Стеллу Кесаеву по привычке называют галеристкой, хотя галерею она закрыла три года назад и с тех пор ее можно с чистой совестью называть меценатом. Ее фонд занимается активной деятельностью в области современного искусства и поддерживает проекты и художников серьезных, не коммерческих. Наш разговор начался со скандальной истории — молодой человек въехал на джипе в зал фонда во время вернисажа.

— Вы подали в суд на протаранившего на джипе выставочный зал фонда. А есть люди, считающие его поступок художественной акцией.

— Подали, потому что это не современное искусство, а покушение на людей. За несколько минут до наезда там дети бегали вокруг скульптур Кузькина. Я не понимаю тех, кто это оправдывает. Мне понятны концептуализм, художники Альберт, Монастырский, Джозеф Кошут. А это хулиганство. Художник может над собой издеваться как угодно, но не над людьми.

— В прошлой Венецианской биеннале современного искусства ваш фонд принимал активное участие. Если бы вас назначили куратором русского павильона, что бы вы там сделали?

— Сразу скажу — я не куратор, я организатор. Могу со своими знаниями и возможностями организовать хорошую выставку. Я знаю, как это сделать: какого художника пригласить, куратора правильно выбрать. У меня ведь материальной заинтересованности нет, только желание представить Россию на высоком уровне. Я бы с удовольствием согласилась отвечать за наш павильон и вкладывала бы свои деньги, и мы все — весь наш фонд — работали бы очень серьезно. Но не мне решать.

— А если бы решали вы, то кого из художников позвали?

— Это должна быть выставка одного, максимум двух художников, которые что-то уже значат и прожили жизнь с современным искусством.

— Значит, это зрелый художник, а молодежь продвигать?

— Сейчас так много художников, что трудно найти среди них кого-то стоящего, способного поразить. Я смотрю вокруг и не нахожу — так много коммерческого, все уже было сделано когда-то, давно, многие повторяют известное.

— В 2004 г. вы организовали выставку Кабакова в Эрмитаже. Дарья Жукова открыла «Гараж» ретроспективой этого же художника. Некоторые считают, что она его и вернула в Россию. Не обидно?
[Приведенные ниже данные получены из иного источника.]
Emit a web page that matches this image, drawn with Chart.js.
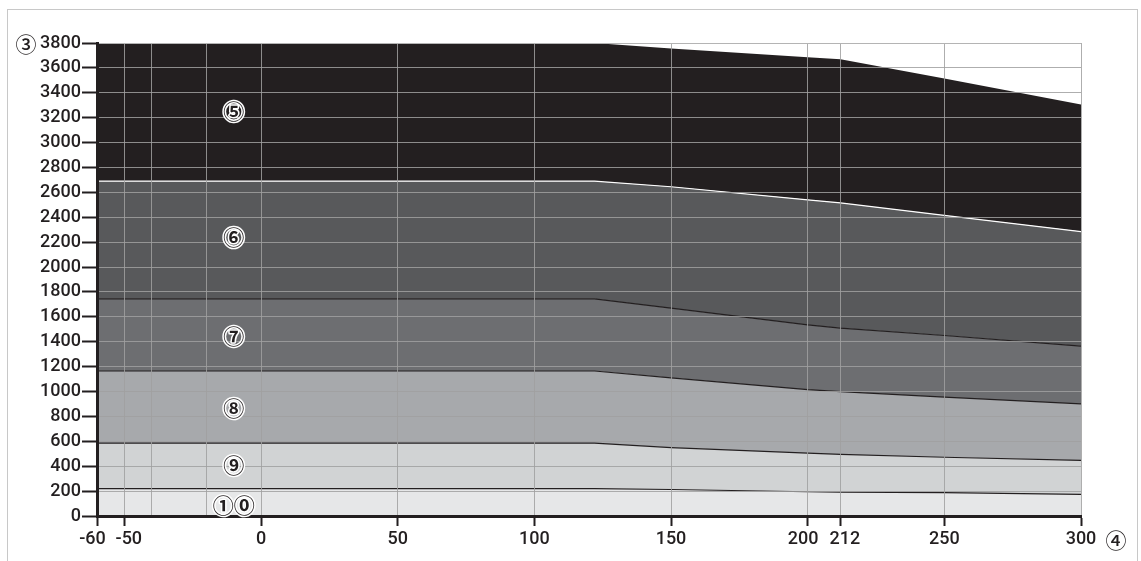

— Не обидно, у меня тогда крик души был. Когда я первый раз увидела работы Ильи Кабакова, они на меня произвели необычайное впечатление, больше ностальгическое. Он мастер залезть глубоко в душу, у него это здорово получается. Видимо, от чистого сердца идет и поэтому результат гениальный. И когда я его увидела, то подумала, почему он выставляется по всему миру, но не в России, а он — наша история, должен вернуться. Мне было так интересно с ним разговаривать — не о делах, этим занимается Эмилия (жена Кабакова. — «Ведомости»), а об искусстве. Он говорит очень тихо, и я вслушивалась в каждое слово и была в упоении от его шепота, ни одного слова не пропустила. Великий художник.

— А кто еще произвел на вас впечатление?

— Андрей Монастырский, конечно. В его работах нет ничего красивого, они даже безобразными кому-то покажутся, но какая философия за ними стоит! Монастырский тоже гений, только в другом направлении, более философском. И когда я все его работы посмотрела, прочла книжку о «Коллективных действиях», то была поражена — страна стояла в очередях, а они художественные акции устраивали, размышляли о жизни, политике, философии. Только советский человек их до конца поймет.
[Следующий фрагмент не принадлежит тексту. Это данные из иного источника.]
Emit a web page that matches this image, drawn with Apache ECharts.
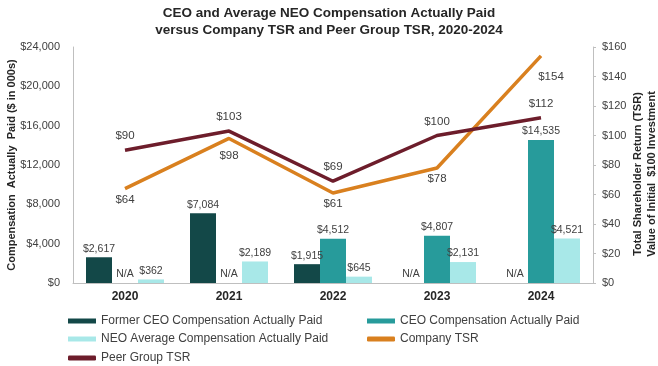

— Но сейчас тоже есть бедная жизнь, некоммерческое искусство.

— Сейчас другое время — и искусство другое. Раньше художники многое делали от души, а теперь все думают, как сделанное продастся, какой успех будет иметь, содержание работы их не интересует. А у меня интерес к искусству идет из глубины души, и нет тут ничего напыщенного, надуманного. Мне интересно, тяжело, но интересно.

— Вы стали некоммерческим фондом, потому что не справились с коммерцией?

— Я, знаете, не продавец, я этого не умею. Мне хочется, чтобы наших художников знал мир, чтобы он понимал, как мы жили за железным занавесом. И у меня есть интуиция на музейные работы, которые войдут в историю, будут цениться по своему содержанию — историческому, политическому. Это музейные работы, такие больше никто не сделает, потому что то время не повторится.

— И как реализуется ваша цель — создание музея современного искусства на основе вашей коллекции?

— Продвигается, я очень надеюсь, что в 2013 г. он будет. Но пока боюсь об этом говорить.

— В вашем фонде проходят поэтические вечера, с поэтами так же интересно, как с художниками?

— Да, поэты мне интересны. Но идея была такова: мы как-то долго тут сидели с Рубинштейном, Львом Семеновичем, и он говорил, что были времена, когда художники и поэты собирались, читали стихи, разговаривали на философские темы. В студии Кабакова, в коммунальных квартирах, садились на пол, на старые матрасы, и так им было интересно. Я говорю, давайте так и сделаем. У нас ведь каждый художник — и поэт, и писатель, и критик. Тот же Никита Алексеев или Пепперштейн. И мне кажется, здорово: вот выставка, и вокруг нее разговоры.

— Я видела однажды, как встретились у вас поэты и художники — чуть не подрались.

— А по-другому нельзя. Истина рождается в дискуссии.